The present invention is directed toward a system and method for transmitting voice data over high level networking protocols, such as HTTP/TCP/IP.
A feature of the present invention is that it uses HTTP as its primary protocol to transmit voice data over the Internet. In this fashion, it cuts through firewalls and proxy servers used by many potential consumers of Internet conferencing services. It does this seamlessly, without installation of system-specific software. Preferably, the only requirement is a standard Java-enabled web browser and the temporary installation of a small Java client, which is done automatically by the web browser without user intervention. Additionally, because the present invention relies on TCP instead of UDP to transmit voice data, it has automatic guaranteed delivery of packets. This eliminates the need for a large buffer on the client computer to store incoming voice data, and thereby removes a source of fixed latency found in conventional systems.
Another feature of the present invention is that it utilizes variable compression based on silence detection. This silence detection is performed at a fine scale. By taking advantage of the natural silences and pauses in human speech, the present invention minimizes the amount of voice data that must be transmitted over the network. In so doing, it more than compensates for the transmission overhead added by using HTTP/TCP/IP, and thus significantly reduces delays in transmission. Therefore, this feature of the present invention enables a truly interactive Internet conference.
In addition, according to one aspect of the present invention, the non-silence portions of voice data are bookended with small silent frames. This is done to insure that the threshold detection mechanism employed during silence detection does not cut off the small beginning and ending sounds of each segment of non-silence. In this fashion, the voice data that is transmitted is not improperly truncated. Without this aspect of the invention, the voice of the speaker may sound unnatural.

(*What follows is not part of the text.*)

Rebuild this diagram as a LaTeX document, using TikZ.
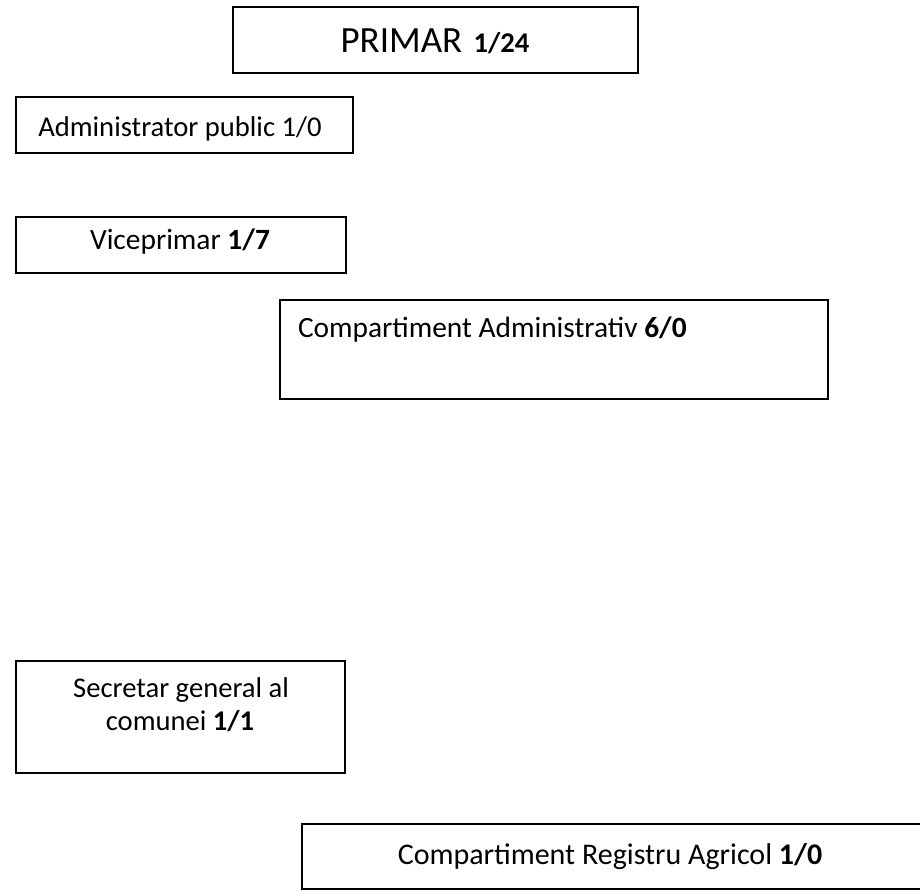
\documentclass[tikz,border=0pt]{standalone}
\usepackage{fontspec}
\setmainfont{Carlito}
\newcommand{\bodyfs}{\fontsize{28.6pt}{33pt}\selectfont}
\newcommand{\bigfs}{\fontsize{37pt}{41pt}\selectfont}
\newcommand{\midfs}{\fontsize{29.4pt}{34pt}\selectfont}
\newcommand{\regfs}{\fontsize{30pt}{35pt}\selectfont}
\begin{document}
\begin{tikzpicture}[x=1pt,y=-1pt,
  boxstyle/.style={draw=black,line width=1.7pt,inner sep=0pt,outer sep=0pt},
  txt/.style={inner sep=0pt,outer sep=0pt,anchor=base,font=\bodyfs}]
\useasboundingbox (0,0) rectangle (920,890);
% PRIMAR
\node[boxstyle,minimum width=405pt,minimum height=66pt] (primar) at (435.5,40) {};
\node[txt] (tprimar) at (435,53) {{\bigfs PRIMAR }\hspace{3pt}\textbf{1/24}};
% Administrator public
\node[boxstyle,minimum width=337pt,minimum height=56pt] (admin) at (184.5,125) {};
\node[txt] (tadmin) at (180,137) {Administrator public 1/0};
% Viceprimar
\node[boxstyle,minimum width=330pt,minimum height=56pt] (vice) at (181,245) {};
\node[txt,font=\midfs] (tvice) at (180,250) {Viceprimar \textbf{1/7}};
% Compartiment Administrativ
\node[boxstyle,minimum width=548pt,minimum height=99pt] (cadm) at (554,349.5) {};
\node[txt,anchor=base west,font=\midfs] (tcadm) at (298,337) {Compartiment Administrativ \textbf{6/0}};
% Secretar general
\node[boxstyle,minimum width=329pt,minimum height=112pt] (secr) at (180.5,717) {};
\node[txt] (tsecr1) at (181,697) {Secretar general al};
\node[txt] (tsecr2) at (180,730) {comunei \textbf{1/1}};
% Compartiment Registru Agricol (open on the right, cut by the page)
\coordinate (regTR) at (925,824);
\coordinate (regTL) at (302,824);
\coordinate (regBL) at (302,889);
\coordinate (regBR) at (925,889);
\draw[line width=1.7pt] (regTR) -- (regTL) -- (regBL) -- (regBR);
\node[txt,font=\regfs] (treg) at (610,864) {Compartiment Registru Agricol \textbf{1/0}};
\end{tikzpicture}
\end{document}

Another feature of the present invention is that it transmits voice data to each client computer independently, with a data structure that forces each client computer to stay current with the conference. This avoids the cumulative delays that can be caused by network traffic. It does this by not transmitting voice data that has become too old and irrelevant. If a particular client computer experiences local network problems, it will not affect the data received by other client computers, nor will it force the delayed client computer to receive stale voice data. Thus, this feature of the present invention insures that each client stays current with the conference.